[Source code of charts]
>>>
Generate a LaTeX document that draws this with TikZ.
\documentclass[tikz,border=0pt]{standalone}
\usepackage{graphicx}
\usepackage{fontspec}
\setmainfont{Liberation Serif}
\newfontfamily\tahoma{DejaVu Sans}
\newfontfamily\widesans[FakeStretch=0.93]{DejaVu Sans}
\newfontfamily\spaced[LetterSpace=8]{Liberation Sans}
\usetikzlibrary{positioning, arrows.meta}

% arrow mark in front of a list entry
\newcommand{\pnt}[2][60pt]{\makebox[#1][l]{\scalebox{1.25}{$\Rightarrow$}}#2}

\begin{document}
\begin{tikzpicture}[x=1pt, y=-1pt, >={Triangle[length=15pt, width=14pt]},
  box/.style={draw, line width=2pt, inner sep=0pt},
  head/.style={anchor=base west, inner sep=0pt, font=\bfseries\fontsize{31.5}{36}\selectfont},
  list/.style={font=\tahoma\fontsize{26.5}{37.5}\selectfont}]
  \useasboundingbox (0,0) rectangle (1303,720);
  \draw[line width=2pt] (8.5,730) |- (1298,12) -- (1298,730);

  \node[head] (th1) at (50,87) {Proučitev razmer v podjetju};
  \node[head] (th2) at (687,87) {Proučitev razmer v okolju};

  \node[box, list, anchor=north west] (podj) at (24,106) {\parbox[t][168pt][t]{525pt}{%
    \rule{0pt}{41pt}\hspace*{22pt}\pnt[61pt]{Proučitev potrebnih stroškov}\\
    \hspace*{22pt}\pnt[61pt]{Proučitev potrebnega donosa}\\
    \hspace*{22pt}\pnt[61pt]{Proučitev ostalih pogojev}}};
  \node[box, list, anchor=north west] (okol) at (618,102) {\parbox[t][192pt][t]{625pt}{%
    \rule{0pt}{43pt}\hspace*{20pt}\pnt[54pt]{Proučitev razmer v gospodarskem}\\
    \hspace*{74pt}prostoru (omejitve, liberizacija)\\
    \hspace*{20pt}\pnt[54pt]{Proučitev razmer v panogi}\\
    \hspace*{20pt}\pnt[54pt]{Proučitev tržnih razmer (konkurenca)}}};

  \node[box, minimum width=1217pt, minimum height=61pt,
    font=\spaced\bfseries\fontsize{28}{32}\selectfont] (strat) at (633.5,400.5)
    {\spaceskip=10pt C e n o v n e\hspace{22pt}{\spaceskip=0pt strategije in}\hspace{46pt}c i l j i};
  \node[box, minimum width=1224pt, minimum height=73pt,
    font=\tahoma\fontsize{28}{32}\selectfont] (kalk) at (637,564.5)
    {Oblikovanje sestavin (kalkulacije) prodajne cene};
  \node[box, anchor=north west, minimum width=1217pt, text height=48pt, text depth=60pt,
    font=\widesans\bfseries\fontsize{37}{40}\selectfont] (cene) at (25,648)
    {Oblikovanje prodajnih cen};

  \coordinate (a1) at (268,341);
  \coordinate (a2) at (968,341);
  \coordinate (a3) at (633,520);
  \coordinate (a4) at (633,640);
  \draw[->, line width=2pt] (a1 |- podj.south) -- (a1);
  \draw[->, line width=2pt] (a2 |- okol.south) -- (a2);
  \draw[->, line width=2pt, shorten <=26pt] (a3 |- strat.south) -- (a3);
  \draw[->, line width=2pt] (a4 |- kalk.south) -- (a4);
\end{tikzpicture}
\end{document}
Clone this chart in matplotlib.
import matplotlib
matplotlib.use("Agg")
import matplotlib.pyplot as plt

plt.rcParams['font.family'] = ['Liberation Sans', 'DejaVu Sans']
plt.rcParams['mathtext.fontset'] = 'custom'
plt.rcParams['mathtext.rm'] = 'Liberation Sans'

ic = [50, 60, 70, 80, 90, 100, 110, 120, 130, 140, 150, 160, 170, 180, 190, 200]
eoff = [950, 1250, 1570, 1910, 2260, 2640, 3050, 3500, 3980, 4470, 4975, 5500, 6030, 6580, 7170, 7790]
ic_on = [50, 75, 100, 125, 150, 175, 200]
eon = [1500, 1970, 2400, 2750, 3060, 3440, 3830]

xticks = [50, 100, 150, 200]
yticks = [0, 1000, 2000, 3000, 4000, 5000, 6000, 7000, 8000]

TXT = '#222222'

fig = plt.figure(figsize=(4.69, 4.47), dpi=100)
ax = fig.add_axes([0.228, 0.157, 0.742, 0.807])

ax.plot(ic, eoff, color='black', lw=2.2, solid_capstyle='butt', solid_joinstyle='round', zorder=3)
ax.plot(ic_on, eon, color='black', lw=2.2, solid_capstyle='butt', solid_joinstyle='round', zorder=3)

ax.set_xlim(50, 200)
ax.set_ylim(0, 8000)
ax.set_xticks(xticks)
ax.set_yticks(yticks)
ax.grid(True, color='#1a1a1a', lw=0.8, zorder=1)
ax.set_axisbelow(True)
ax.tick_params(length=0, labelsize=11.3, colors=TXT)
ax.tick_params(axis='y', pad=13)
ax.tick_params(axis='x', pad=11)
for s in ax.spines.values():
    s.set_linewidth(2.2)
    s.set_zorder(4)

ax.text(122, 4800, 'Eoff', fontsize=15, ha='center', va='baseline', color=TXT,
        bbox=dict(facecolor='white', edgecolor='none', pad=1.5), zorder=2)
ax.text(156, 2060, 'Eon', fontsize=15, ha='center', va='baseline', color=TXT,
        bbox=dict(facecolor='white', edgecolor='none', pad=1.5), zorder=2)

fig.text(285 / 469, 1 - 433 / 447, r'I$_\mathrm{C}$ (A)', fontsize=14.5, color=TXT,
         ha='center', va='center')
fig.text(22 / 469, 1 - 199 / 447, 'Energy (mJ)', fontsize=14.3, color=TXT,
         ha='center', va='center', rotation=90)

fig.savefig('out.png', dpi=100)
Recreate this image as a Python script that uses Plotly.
<<<
▶ [To do] Look through the entries above; copy every line holding the string "matplotlib".

▶ [Task result]
Clone this chart in matplotlib.
import matplotlib
matplotlib.use("Agg")
import matplotlib.pyplot as plt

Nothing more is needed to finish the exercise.